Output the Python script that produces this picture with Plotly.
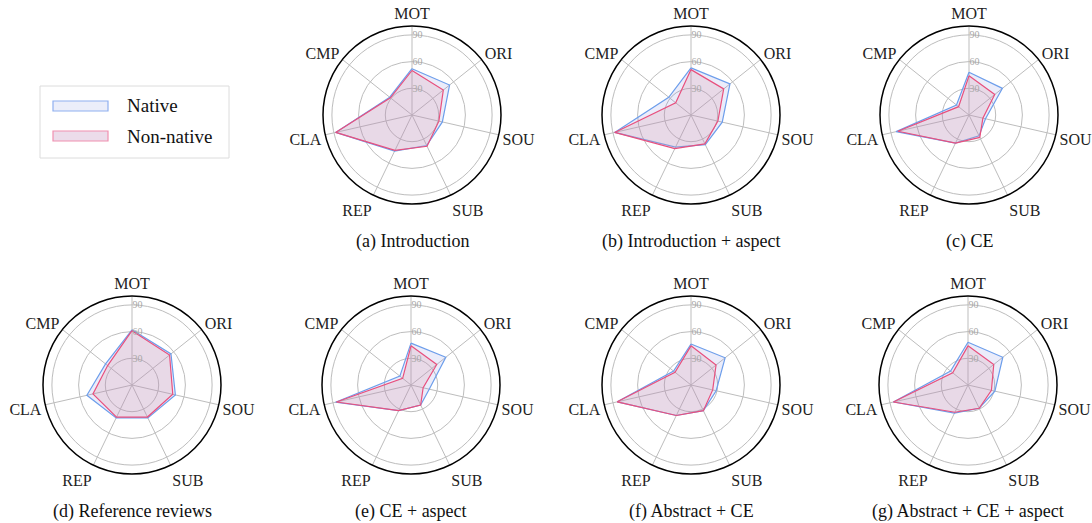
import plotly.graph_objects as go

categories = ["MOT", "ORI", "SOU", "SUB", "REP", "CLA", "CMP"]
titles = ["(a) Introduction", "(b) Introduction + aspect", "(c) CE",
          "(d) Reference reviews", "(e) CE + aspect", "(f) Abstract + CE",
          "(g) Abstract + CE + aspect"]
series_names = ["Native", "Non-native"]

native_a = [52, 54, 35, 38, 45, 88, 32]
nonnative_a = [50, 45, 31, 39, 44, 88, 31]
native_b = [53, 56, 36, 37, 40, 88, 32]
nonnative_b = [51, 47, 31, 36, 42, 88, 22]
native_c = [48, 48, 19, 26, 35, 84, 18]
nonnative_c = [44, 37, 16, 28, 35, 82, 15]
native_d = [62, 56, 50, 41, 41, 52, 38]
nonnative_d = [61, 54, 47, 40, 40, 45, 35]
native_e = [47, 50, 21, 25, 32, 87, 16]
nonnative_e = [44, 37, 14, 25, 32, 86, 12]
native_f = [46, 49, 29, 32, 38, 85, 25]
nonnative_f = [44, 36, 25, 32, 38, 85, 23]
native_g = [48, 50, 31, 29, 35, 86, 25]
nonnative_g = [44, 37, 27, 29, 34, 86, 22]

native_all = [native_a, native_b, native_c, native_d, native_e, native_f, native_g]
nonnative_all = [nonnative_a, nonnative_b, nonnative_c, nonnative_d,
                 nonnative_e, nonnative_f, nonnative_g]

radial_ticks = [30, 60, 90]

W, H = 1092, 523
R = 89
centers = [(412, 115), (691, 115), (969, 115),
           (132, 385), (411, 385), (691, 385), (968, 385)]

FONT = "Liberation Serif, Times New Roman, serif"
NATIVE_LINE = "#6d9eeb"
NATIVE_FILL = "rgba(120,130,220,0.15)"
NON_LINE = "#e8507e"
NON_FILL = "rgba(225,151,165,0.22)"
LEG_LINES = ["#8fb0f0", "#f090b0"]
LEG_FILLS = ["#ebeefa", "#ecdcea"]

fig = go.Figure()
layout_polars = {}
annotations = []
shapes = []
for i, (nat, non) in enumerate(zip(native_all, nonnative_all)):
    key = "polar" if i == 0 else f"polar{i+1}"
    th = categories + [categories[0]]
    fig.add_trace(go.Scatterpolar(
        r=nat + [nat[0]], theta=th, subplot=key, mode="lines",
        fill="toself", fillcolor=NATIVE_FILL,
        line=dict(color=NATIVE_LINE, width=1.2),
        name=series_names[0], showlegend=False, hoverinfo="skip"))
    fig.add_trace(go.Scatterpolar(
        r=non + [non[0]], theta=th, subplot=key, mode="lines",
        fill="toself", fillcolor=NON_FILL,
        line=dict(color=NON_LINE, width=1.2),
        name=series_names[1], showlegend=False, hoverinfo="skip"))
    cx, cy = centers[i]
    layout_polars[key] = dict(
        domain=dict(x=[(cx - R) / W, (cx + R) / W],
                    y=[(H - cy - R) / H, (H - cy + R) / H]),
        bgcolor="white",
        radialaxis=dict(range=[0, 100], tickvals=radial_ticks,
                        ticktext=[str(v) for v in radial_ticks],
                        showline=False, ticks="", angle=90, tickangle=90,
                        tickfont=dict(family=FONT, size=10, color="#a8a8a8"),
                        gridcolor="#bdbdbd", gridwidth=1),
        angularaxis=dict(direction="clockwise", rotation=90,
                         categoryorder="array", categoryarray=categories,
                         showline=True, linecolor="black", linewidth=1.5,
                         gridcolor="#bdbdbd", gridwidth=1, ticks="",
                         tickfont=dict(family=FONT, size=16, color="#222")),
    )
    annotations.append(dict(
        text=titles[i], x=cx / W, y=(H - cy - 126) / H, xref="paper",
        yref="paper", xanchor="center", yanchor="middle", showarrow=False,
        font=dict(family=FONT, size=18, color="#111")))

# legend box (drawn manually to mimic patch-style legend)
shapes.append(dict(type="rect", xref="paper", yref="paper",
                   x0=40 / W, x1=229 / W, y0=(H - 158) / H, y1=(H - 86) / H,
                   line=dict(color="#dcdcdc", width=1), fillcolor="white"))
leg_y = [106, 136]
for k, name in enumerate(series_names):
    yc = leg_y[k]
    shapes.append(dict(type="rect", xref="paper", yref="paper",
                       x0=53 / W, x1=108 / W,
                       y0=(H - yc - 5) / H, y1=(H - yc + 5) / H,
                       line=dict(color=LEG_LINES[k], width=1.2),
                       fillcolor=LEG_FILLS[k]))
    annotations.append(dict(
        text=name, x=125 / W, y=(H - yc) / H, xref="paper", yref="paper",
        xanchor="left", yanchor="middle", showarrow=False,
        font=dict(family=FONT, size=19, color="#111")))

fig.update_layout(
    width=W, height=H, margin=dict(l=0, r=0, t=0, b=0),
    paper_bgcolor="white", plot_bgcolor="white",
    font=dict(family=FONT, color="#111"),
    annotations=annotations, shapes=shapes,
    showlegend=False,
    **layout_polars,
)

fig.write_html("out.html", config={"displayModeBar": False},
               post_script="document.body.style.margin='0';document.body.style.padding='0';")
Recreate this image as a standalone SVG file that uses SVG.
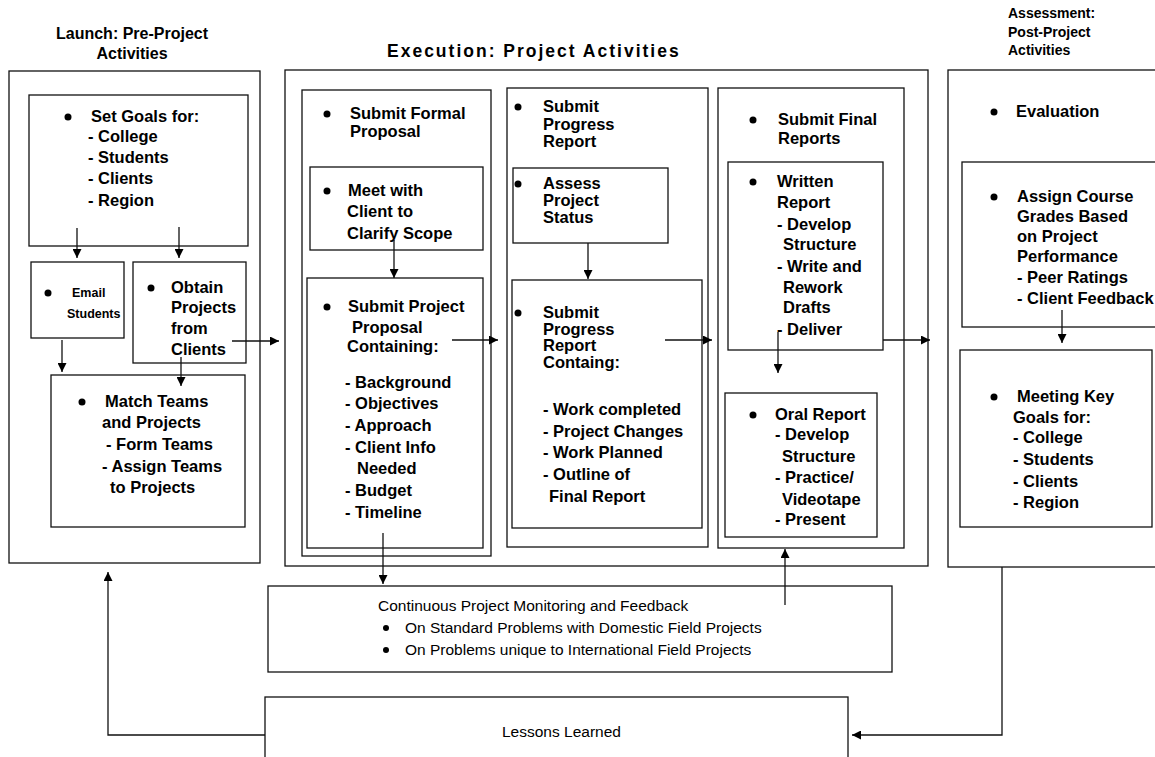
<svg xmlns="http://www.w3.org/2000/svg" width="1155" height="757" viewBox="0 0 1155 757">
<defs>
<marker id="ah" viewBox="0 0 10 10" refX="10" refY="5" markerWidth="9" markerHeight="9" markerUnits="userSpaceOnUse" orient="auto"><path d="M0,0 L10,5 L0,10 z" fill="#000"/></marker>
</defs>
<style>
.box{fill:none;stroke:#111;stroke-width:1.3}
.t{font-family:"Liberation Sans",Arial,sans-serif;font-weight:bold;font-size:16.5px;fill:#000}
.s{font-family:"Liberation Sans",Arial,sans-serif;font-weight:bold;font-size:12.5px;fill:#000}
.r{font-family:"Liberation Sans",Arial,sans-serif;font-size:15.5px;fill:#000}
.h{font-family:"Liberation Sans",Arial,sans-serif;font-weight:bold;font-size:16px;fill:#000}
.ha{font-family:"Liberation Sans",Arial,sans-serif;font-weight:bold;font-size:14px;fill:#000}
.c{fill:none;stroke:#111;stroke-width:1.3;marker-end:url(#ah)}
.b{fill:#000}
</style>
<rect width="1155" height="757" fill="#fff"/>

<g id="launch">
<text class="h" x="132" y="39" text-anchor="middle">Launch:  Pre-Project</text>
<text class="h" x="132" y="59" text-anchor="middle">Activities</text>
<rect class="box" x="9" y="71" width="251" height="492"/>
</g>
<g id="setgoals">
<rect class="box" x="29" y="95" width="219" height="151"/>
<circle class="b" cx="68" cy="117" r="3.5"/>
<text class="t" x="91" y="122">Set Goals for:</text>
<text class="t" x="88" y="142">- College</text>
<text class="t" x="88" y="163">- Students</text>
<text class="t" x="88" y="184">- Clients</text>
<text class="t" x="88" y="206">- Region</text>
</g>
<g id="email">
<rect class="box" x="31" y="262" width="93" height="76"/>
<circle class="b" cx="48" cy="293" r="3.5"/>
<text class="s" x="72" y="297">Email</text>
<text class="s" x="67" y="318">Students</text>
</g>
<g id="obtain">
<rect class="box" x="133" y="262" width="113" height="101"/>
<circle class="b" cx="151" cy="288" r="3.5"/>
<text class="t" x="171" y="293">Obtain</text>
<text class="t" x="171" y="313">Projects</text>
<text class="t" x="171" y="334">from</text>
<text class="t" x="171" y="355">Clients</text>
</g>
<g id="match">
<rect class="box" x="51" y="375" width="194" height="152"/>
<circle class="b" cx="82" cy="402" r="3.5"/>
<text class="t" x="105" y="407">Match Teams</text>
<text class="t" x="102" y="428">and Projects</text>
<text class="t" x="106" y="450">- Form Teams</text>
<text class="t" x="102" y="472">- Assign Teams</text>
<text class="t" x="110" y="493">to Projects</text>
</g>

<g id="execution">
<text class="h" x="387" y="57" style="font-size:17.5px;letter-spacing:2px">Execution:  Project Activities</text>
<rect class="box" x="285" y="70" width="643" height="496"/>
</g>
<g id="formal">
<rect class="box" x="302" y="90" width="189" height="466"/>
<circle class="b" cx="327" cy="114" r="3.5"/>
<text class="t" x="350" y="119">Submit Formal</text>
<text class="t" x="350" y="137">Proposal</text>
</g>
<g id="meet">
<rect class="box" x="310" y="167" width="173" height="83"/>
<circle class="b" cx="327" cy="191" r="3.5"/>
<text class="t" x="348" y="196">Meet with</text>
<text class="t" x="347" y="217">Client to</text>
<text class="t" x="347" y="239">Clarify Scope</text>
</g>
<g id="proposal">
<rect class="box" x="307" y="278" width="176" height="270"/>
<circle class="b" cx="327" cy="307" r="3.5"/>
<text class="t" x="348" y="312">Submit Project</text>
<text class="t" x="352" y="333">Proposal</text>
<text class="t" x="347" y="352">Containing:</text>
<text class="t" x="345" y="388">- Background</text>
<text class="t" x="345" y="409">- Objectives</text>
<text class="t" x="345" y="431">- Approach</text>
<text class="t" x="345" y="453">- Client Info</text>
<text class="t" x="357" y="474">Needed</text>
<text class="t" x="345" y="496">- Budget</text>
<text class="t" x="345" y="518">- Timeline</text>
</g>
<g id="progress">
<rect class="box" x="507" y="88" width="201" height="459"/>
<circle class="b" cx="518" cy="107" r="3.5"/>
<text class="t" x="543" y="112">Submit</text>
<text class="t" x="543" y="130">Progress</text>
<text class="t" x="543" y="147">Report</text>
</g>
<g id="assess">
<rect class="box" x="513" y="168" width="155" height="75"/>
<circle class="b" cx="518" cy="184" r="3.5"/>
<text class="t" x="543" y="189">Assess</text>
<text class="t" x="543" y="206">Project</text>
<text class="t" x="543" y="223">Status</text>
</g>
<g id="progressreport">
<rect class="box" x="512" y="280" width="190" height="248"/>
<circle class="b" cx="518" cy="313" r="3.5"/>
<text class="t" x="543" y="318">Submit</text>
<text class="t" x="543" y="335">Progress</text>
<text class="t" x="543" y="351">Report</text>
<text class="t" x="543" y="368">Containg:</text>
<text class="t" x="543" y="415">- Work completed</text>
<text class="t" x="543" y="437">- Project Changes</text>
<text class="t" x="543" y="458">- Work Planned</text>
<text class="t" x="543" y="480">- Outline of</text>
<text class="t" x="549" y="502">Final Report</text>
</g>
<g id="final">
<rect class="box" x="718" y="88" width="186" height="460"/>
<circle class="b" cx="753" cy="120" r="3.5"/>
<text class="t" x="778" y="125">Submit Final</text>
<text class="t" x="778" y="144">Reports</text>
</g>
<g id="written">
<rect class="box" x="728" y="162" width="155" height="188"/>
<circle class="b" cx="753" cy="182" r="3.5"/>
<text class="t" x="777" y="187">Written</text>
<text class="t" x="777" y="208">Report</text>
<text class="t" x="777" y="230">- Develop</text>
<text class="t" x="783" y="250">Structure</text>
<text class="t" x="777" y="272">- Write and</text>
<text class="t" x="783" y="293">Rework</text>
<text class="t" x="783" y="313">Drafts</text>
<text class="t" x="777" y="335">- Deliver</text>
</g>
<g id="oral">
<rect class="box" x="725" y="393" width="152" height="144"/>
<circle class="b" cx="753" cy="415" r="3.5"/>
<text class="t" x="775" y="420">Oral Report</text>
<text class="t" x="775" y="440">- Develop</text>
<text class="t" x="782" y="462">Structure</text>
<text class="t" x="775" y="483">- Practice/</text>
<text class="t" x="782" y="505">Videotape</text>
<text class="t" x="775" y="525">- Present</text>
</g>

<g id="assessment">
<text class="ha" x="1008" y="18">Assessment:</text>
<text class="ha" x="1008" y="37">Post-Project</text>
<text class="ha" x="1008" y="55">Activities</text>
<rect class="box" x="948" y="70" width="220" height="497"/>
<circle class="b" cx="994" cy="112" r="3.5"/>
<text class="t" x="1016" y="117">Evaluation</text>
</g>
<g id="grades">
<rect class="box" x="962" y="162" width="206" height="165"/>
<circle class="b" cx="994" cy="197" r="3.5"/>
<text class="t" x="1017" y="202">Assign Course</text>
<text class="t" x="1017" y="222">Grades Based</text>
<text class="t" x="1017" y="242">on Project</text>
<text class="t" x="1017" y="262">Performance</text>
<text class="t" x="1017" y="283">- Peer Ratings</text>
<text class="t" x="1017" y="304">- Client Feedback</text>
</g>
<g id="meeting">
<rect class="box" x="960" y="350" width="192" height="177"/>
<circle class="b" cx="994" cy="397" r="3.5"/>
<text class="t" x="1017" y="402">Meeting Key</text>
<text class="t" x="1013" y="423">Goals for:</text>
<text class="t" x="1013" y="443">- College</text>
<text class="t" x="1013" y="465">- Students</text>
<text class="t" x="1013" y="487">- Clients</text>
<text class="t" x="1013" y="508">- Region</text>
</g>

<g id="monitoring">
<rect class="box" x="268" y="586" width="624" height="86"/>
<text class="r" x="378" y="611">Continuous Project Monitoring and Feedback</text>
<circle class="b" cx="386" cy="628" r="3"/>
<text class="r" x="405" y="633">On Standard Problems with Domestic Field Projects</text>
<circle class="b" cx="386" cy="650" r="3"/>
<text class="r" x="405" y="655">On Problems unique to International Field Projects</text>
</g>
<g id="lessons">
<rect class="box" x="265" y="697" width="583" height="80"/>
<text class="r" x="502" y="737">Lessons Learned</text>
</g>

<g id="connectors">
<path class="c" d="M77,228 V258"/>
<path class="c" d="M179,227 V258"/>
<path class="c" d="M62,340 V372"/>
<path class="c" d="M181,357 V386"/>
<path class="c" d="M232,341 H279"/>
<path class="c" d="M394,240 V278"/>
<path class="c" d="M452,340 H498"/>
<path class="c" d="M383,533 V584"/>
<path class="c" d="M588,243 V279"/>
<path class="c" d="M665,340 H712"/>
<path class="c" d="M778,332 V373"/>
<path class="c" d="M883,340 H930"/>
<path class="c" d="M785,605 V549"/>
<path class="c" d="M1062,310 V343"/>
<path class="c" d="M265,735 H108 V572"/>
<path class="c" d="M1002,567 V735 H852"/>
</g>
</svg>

**WORK TO DO**:
The lines from the top of the data above through the one holding "radial_ticks = [30, 60, 90]" are to be repeated exactly, and only those, with no pictures.

**FULL RESPONSE**:
Output the Python script that produces this picture with Plotly.
import plotly.graph_objects as go

categories = ["MOT", "ORI", "SOU", "SUB", "REP", "CLA", "CMP"]
titles = ["(a) Introduction", "(b) Introduction + aspect", "(c) CE",
          "(d) Reference reviews", "(e) CE + aspect", "(f) Abstract + CE",
          "(g) Abstract + CE + aspect"]
series_names = ["Native", "Non-native"]

native_a = [52, 54, 35, 38, 45, 88, 32]
nonnative_a = [50, 45, 31, 39, 44, 88, 31]
native_b = [53, 56, 36, 37, 40, 88, 32]
nonnative_b = [51, 47, 31, 36, 42, 88, 22]
native_c = [48, 48, 19, 26, 35, 84, 18]
nonnative_c = [44, 37, 16, 28, 35, 82, 15]
native_d = [62, 56, 50, 41, 41, 52, 38]
nonnative_d = [61, 54, 47, 40, 40, 45, 35]
native_e = [47, 50, 21, 25, 32, 87, 16]
nonnative_e = [44, 37, 14, 25, 32, 86, 12]
native_f = [46, 49, 29, 32, 38, 85, 25]
nonnative_f = [44, 36, 25, 32, 38, 85, 23]
native_g = [48, 50, 31, 29, 35, 86, 25]
nonnative_g = [44, 37, 27, 29, 34, 86, 22]

native_all = [native_a, native_b, native_c, native_d, native_e, native_f, native_g]
nonnative_all = [nonnative_a, nonnative_b, nonnative_c, nonnative_d,
                 nonnative_e, nonnative_f, nonnative_g]

radial_ticks = [30, 60, 90]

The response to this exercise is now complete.